Nazarena of Jesus
She was born Julia Crotta on October 15, 1907, in Glastonbury, Connecticut, the United States, to Italian immigrant parents. She studied at the Hartford Conservatory, then piano, violin (with Hugo Kortschak) and composition (with David Stanley Smith and Richard Donovan) at the Yale School of Music. She matriculated from Albertus Magnus College.
To discern a possible monastic vocation, Crotta joined the Carmel of Our Lady of Mt. Carmel and St. Thérèse of the Child Jesus, in Newport, Rhode Island, living there for about three months before she left, seeking a more solitary way of life. Traveling to Rome, she joined the Camaldolese nuns of the Monastery of Sant'Antonio Abate, where she remained for only a short time. Still in Rome, she then entered the Carmel of the Reparation in the fall of 1938, where she pronounced simple vows as a Discalced Carmelite nun. In 1944, just before her solemn vows, however, she left Carmel.

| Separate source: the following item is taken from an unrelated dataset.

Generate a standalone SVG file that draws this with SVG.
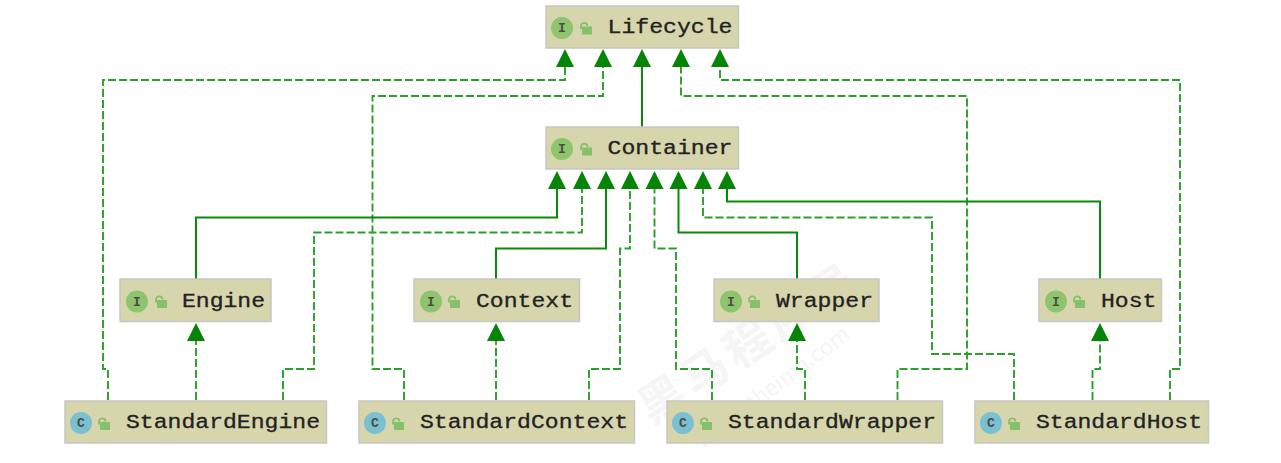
<svg xmlns="http://www.w3.org/2000/svg" width="1281" height="463" viewBox="0 0 1281 463">
<style>
.box{fill:#d6d5ac;stroke:#c6c6c2;stroke-width:1.5}
.name{font:20px "Liberation Mono","DejaVu Sans Mono",monospace;fill:#222;stroke:#222;stroke-width:.3}
.i{fill:#8fc46f}.c{fill:#79c0d2}
.k{font:bold 13px "Liberation Mono",monospace;fill:#4b4b42;text-anchor:middle}
.lock{fill:#84c168}
.lk{fill:none;stroke:#84c168;stroke-width:1.8}
.ln{fill:none;stroke:#0a8a0a;stroke-width:2}
.d{stroke:#2a9f2a;stroke-width:1.9;stroke-dasharray:8 3}
.tip{fill:#058405}
.wm{font-family:"Noto Sans CJK SC","Liberation Sans",sans-serif;fill:#f5f5f5;text-anchor:middle}
</style>
<defs>
<!-- open padlock used as the public-visibility mark -->
<g id="lk"><rect x="2" y="4.500" width="10" height="8" class="lock"/><path d="M1 7V4a3.200 3.200 0 0 1 6.400 0" class="lk"/></g>
<path id="ah" d="M0 0l-9 18h18z" class="tip"/>
</defs>
<g id="watermark">
<text class="wm" font-size="46" font-weight="700" x="750" y="359" letter-spacing="5" transform="rotate(-33 750 343)">黑马程序员</text>
<text class="wm" font-size="22" x="772" y="395" transform="rotate(-37 772 387)">www.itheima.com</text>
</g>
<g id="connectors">
<path class="ln" d="M642 64V127"/>
<path class="ln d" d="M108 400V369H103V80H565V64"/>
<path class="ln d" d="M404 400V369H372.500V96H603V64"/>
<path class="ln d" d="M897.500 400V369H967V96H681V64"/>
<path class="ln d" d="M1170 400V369H1180V80H720V64"/>
<path class="ln" d="M196 279V217.500H557V185"/>
<path class="ln d" d="M283 400V369H314V232.500H582V185"/>
<path class="ln" d="M496 279V248.500H606V185"/>
<path class="ln d" d="M589 400V369H620V248.500H630V185"/>
<path class="ln d" d="M712 400V369H676V248.500H654.500V185"/>
<path class="ln" d="M797 279V232.500H678.500V185"/>
<path class="ln d" d="M1014 400V354H932V217.500H703V185"/>
<path class="ln" d="M1100 279V201.500H727V185"/>
<path class="ln d" d="M196 400V336"/>
<path class="ln d" d="M496 400V336"/>
<path class="ln d" d="M805 400V369H797V336"/>
<path class="ln d" d="M1092.500 400V369H1100V336"/>
<use href="#ah" x="565" y="49"/><use href="#ah" x="603" y="49"/><use href="#ah" x="642" y="49"/><use href="#ah" x="681" y="49"/><use href="#ah" x="720" y="49"/>
<use href="#ah" x="557" y="171"/><use href="#ah" x="582" y="171"/><use href="#ah" x="606" y="171"/><use href="#ah" x="630" y="171"/><use href="#ah" x="654.500" y="171"/><use href="#ah" x="678.500" y="171"/><use href="#ah" x="703" y="171"/><use href="#ah" x="727" y="171"/>
<use href="#ah" x="196" y="323"/><use href="#ah" x="496" y="323"/><use href="#ah" x="797" y="323"/><use href="#ah" x="1100" y="323"/>
</g>
<g id="lifecycle"><rect class="box" x="546" y="6" width="192.500" height="42"/><circle class="i" cx="562" cy="28" r="11"/><text class="k" x="562" y="32">I</text><use href="#lk" x="580" y="22"/><text class="name" x="607.500" y="33" textLength="125" lengthAdjust="spacingAndGlyphs">Lifecycle</text></g>
<g id="container"><rect class="box" x="546" y="127" width="192.500" height="42"/><circle class="i" cx="562" cy="149" r="11"/><text class="k" x="562" y="153">I</text><use href="#lk" x="580" y="143"/><text class="name" x="607.500" y="154" textLength="125" lengthAdjust="spacingAndGlyphs">Container</text></g>
<g id="engine"><rect class="box" x="120" y="279" width="151" height="42.500"/><circle class="i" cx="137" cy="301.500" r="11"/><text class="k" x="137" y="305.500">I</text><use href="#lk" x="155" y="295.500"/><text class="name" x="182" y="307" textLength="83" lengthAdjust="spacingAndGlyphs">Engine</text></g>
<g id="context"><rect class="box" x="414" y="279" width="165.500" height="42.500"/><circle class="i" cx="431" cy="301.500" r="11"/><text class="k" x="431" y="305.500">I</text><use href="#lk" x="448" y="295.500"/><text class="name" x="476" y="307" textLength="97" lengthAdjust="spacingAndGlyphs">Context</text></g>
<g id="wrapper"><rect class="box" x="714" y="279" width="165" height="42.500"/><circle class="i" cx="731" cy="301.500" r="11"/><text class="k" x="731" y="305.500">I</text><use href="#lk" x="748" y="295.500"/><text class="name" x="776" y="307" textLength="97" lengthAdjust="spacingAndGlyphs">Wrapper</text></g>
<g id="host"><rect class="box" x="1039" y="279" width="122.500" height="42.500"/><circle class="i" cx="1056" cy="301.500" r="11"/><text class="k" x="1056" y="305.500">I</text><use href="#lk" x="1073" y="295.500"/><text class="name" x="1101" y="307" textLength="55.500" lengthAdjust="spacingAndGlyphs">Host</text></g>
<g id="standard-engine"><rect class="box" x="65" y="401" width="261.500" height="42"/><circle class="c" cx="81" cy="423" r="11"/><text class="k" x="81" y="427">C</text><use href="#lk" x="98" y="417.500"/><text class="name" x="126" y="428" textLength="194" lengthAdjust="spacingAndGlyphs">StandardEngine</text></g>
<g id="standard-context"><rect class="box" x="359" y="401" width="275.500" height="42"/><circle class="c" cx="375" cy="423" r="11"/><text class="k" x="375" y="427">C</text><use href="#lk" x="392" y="417.500"/><text class="name" x="420" y="428" textLength="208" lengthAdjust="spacingAndGlyphs">StandardContext</text></g>
<g id="standard-wrapper"><rect class="box" x="667" y="401" width="275.500" height="42"/><circle class="c" cx="683" cy="423" r="11"/><text class="k" x="683" y="427">C</text><use href="#lk" x="700" y="417.500"/><text class="name" x="728" y="428" textLength="208" lengthAdjust="spacingAndGlyphs">StandardWrapper</text></g>
<g id="standard-host"><rect class="box" x="975" y="401" width="233.500" height="42"/><circle class="c" cx="991" cy="423" r="11"/><text class="k" x="991" y="427">C</text><use href="#lk" x="1008" y="417.500"/><text class="name" x="1036" y="428" textLength="166" lengthAdjust="spacingAndGlyphs">StandardHost</text></g>
</svg>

Following a private audience with Venerable Pope Pius XII, Crotta again entered the Camaldolese monastery in Rome on November 21, 1945, being allowed to live immediately as a recluse. This is a practice long unique to that Order, but normally only after a number of years of living in the community. She then took the name, Nazarena of Jesus.
Nazarena was to remain in a secluded cell in that monastery, leading a strict ascetic regime, for the rest of her life, hearing Mass through a grille, and receiving her food and messages from the Mother Superior and the other nuns through a slot in the door to her cell. She spoke to no one directly, except once a year, when she spoke to the priest who served as her spiritual director. Those meetings could last an entire day, during which she would talk for hours.

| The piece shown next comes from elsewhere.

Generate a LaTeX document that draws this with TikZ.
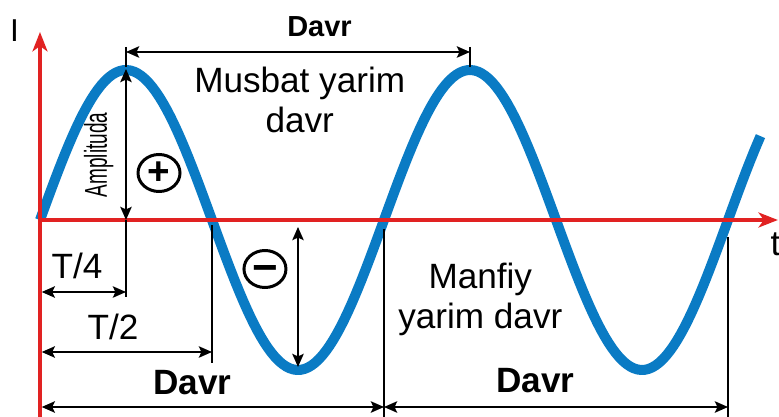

As a Camaldolese nun, Nazarena pronounced her simple vows on December 15, 1947, and professed her solemn vows on May 31, 1953. Pope Paul VI visited the monastery on Ash Wednesday of 1966 (February 23 that year), and blessed Nazarena through her grille, while she wore a black veil covering her face.
She died there February 7, 1990, aged 82.
On November 21, 2013, during a visit to the Camaldolese monastery, Pope Francis visited Sister Nazarena's cell.